Amid the back-and-forth on the main stage at the Boston Convention and Exhibition Center, as the Sunday morning program inched through its ten segments, District 2 City Councillor Bill Linehan, this year’s host of the St. Patrick’s Day breakfast, paused to let the audience know: “It’d be easier if I was drinking.”

The size of the audience was a little thinner, the main table a little less crowded with politicians than when it was held in a local union hall, but Linehan, ebullient and full of nervous energy, kept to the breakfast’s variety show feel while leaning heavily on Irish songs during the two and a half hours.
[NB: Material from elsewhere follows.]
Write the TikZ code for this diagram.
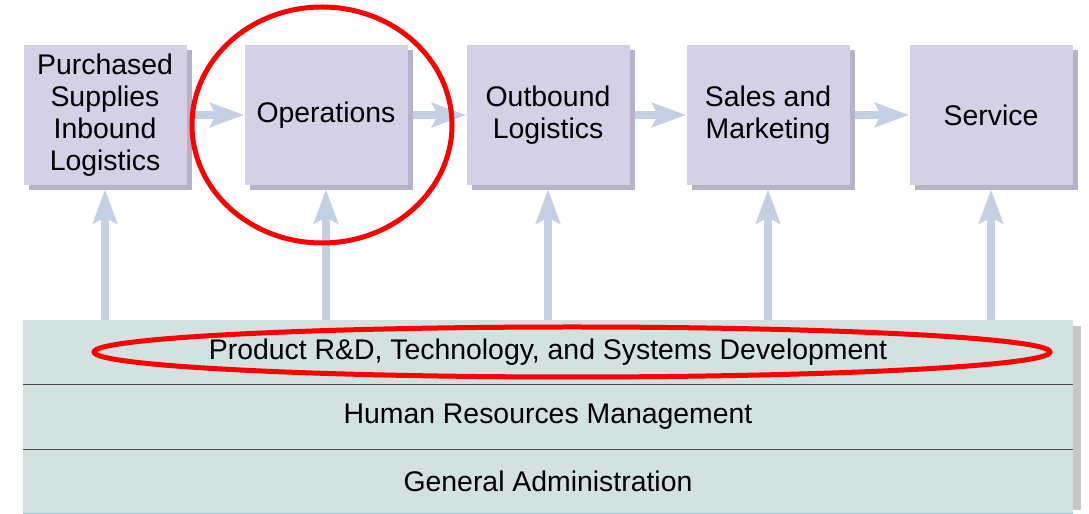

The elected officials who spoke kept to current events when attempting to land jabs at one another and themselves, from Pope Benedict resigning to the special elections for US Senate and the state’s First Suffolk Senate District.

“Can you imagine someone with supreme power stepping down, allowing someone else to take over? Me either,” said Mayor Thomas Menino, who has occupied City Hall’s executive suite since 1993.

As Menino started on his routine, City Councillor At-Large John Connolly, who announced his mayoral bid last month and was sitting in the back row with state Rep. Marty Walsh and District 7 Councillor Tito Jackson, slipped into Menino’s seat at the main table. “Hey kid, get your own seat, get in the back row, will ya?” Menino quipped.

Former Republican Gov. Bill Weld, who often shared the stage with former Senate President Bill Bulger during the breakfast’s heyday, was a solo act on Sunday, returning for a seven-minute bit that riffed on his time in New York with a song that in one verse called New York Mayor Mike Bloomberg a “quack.”

Linehan took over hosting duties this year, after former state Sen. Jack Hart resigned his position to take a job at a law firm.

State Rep. Nick Collins, a South Boston Democrat and former Hart aide running for Hart’s seat, threw a dart in state Treasurer Steve Grossman’s direction when he took the microphone from Linehan. “And thank you for putting me well after Steve Grossman,” Collins joked. “I think I’ve had vanilla ice cream with more flavor than that guy.” After some in the crowd verbally cringed, Collins added, “Oh, we love Steve, we love Steve.”

State Rep. Linda Dorcena Forry, a Dorchester Democrat who is also running for the Hart seat, grabbed a few seconds with the microphone to say, “I am so happy to be here in South Boston, or as people in my neighborhood call it, North Dorchester.”

The other two candidates in the Hart race – Maureen Dahill, a South Boston Democrat and entrepreneur, and Joseph Ureneck, a Dorchester Republican – were in the audience but didn’t get a chance to speak.
Gov. Deval Patrick and Senate President Therese Murray opted to skip this year’s breakfast, with Patrick saying he was out of town and Murray stating that she had previously scheduled events in her Plymouth-based district.

Patrick taped a video of a faux press conference, convened to warn the state of two “man-made” disasters: Reality shows “Southie Rules” and “Wicked Single.”

Congressman Stephen Lynch (D-South Boston) and Ed Markey (D-Malden) each got a turn on the stage, before heading to Holyoke for its St. Patrick’s Day parade.

U.S. Sen. Elizabeth Warren (D-MA) also spoke, referencing the lengthy list of scandals that have dogged State House lawmakers. “I understand Bill wants more people to sing this year,” she said. “On Beacon Hill, I understand that usually means going before a grand jury.”